OBJECTIVE
Write out the listing, please, but only from its first line through the line containing "(author) at (107,257)", exactly as given and without pictures.
━━━━━ LISTING ━━━━━
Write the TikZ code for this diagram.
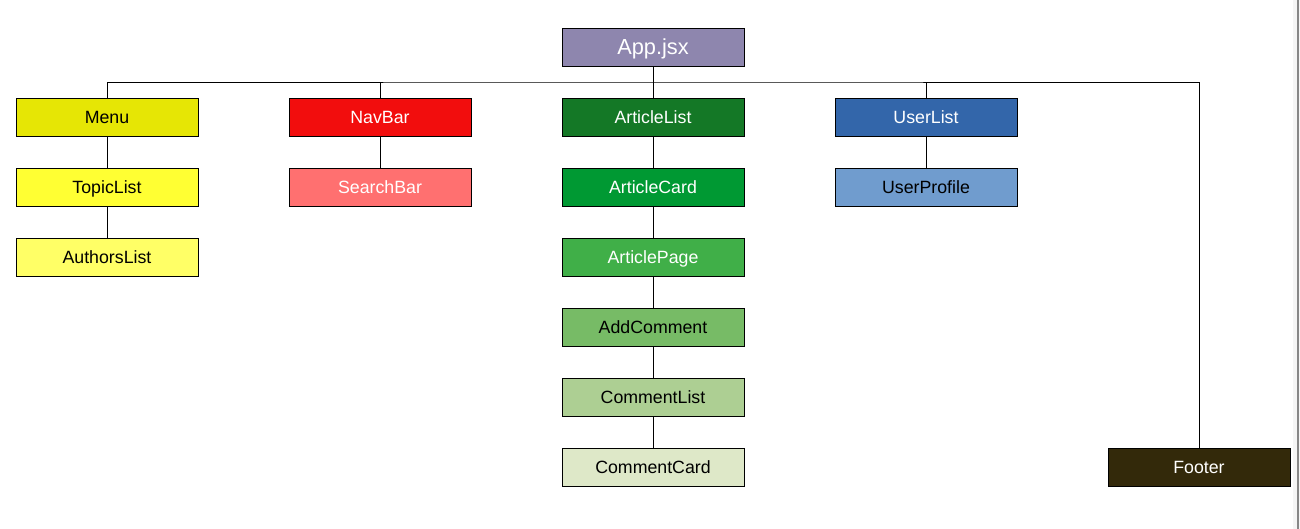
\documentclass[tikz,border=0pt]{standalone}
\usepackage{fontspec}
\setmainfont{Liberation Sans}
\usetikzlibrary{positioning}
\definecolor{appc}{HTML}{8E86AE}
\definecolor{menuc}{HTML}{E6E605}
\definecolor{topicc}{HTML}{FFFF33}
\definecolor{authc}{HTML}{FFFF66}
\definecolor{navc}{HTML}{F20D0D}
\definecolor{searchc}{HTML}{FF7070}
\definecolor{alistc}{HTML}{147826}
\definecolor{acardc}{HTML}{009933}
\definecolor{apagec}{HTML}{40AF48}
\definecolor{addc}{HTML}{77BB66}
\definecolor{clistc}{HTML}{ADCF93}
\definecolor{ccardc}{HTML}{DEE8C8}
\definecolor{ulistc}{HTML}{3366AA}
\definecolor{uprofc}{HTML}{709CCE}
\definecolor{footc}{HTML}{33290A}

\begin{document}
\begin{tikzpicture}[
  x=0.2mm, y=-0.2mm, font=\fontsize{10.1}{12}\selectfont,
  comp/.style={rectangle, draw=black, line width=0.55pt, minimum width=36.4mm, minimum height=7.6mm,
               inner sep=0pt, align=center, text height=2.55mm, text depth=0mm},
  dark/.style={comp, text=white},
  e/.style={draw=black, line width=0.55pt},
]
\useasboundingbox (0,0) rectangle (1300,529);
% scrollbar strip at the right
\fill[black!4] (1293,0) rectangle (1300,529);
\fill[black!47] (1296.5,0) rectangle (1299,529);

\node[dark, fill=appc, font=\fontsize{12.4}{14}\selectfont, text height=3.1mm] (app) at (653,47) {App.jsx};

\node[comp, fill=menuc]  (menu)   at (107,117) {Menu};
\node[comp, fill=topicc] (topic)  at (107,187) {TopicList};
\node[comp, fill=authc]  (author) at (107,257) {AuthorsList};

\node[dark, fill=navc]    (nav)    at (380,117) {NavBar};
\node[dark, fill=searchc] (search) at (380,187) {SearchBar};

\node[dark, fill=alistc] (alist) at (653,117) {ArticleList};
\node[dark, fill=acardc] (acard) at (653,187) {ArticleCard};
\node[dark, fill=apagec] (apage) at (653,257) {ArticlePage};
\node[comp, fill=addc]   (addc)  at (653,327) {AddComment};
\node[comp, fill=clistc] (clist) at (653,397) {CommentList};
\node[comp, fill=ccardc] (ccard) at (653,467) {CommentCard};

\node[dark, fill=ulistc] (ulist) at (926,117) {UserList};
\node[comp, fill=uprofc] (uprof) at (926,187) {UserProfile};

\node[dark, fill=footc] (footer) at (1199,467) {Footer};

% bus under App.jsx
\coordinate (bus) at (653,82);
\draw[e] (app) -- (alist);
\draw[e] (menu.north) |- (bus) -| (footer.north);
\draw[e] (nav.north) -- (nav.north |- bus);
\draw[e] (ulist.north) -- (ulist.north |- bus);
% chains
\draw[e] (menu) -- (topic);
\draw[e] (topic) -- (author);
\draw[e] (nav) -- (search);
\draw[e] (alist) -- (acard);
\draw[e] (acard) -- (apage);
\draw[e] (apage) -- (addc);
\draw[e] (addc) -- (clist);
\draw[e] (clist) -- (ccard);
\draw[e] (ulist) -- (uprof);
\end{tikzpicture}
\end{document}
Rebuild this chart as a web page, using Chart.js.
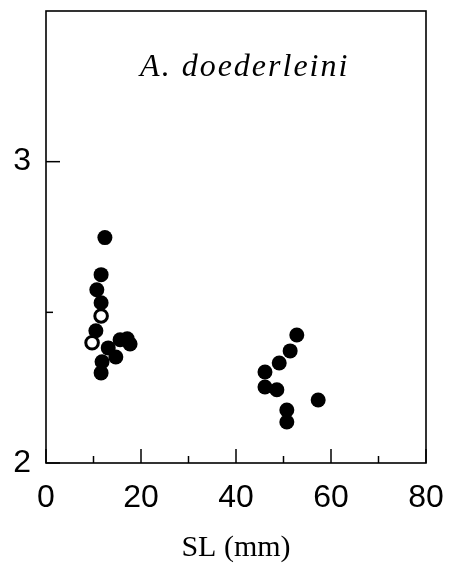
━━━━━
EXERCISE OUTPUT
Write the TikZ code for this diagram.
\documentclass[tikz,border=0pt]{standalone}
\usepackage{fontspec}
\setmainfont{Liberation Sans}
\usetikzlibrary{positioning}
\definecolor{appc}{HTML}{8E86AE}
\definecolor{menuc}{HTML}{E6E605}
\definecolor{topicc}{HTML}{FFFF33}
\definecolor{authc}{HTML}{FFFF66}
\definecolor{navc}{HTML}{F20D0D}
\definecolor{searchc}{HTML}{FF7070}
\definecolor{alistc}{HTML}{147826}
\definecolor{acardc}{HTML}{009933}
\definecolor{apagec}{HTML}{40AF48}
\definecolor{addc}{HTML}{77BB66}
\definecolor{clistc}{HTML}{ADCF93}
\definecolor{ccardc}{HTML}{DEE8C8}
\definecolor{ulistc}{HTML}{3366AA}
\definecolor{uprofc}{HTML}{709CCE}
\definecolor{footc}{HTML}{33290A}

\begin{document}
\begin{tikzpicture}[
  x=0.2mm, y=-0.2mm, font=\fontsize{10.1}{12}\selectfont,
  comp/.style={rectangle, draw=black, line width=0.55pt, minimum width=36.4mm, minimum height=7.6mm,
               inner sep=0pt, align=center, text height=2.55mm, text depth=0mm},
  dark/.style={comp, text=white},
  e/.style={draw=black, line width=0.55pt},
]
\useasboundingbox (0,0) rectangle (1300,529);
% scrollbar strip at the right
\fill[black!4] (1293,0) rectangle (1300,529);
\fill[black!47] (1296.5,0) rectangle (1299,529);

\node[dark, fill=appc, font=\fontsize{12.4}{14}\selectfont, text height=3.1mm] (app) at (653,47) {App.jsx};

\node[comp, fill=menuc]  (menu)   at (107,117) {Menu};
\node[comp, fill=topicc] (topic)  at (107,187) {TopicList};
\node[comp, fill=authc]  (author) at (107,257) {AuthorsList};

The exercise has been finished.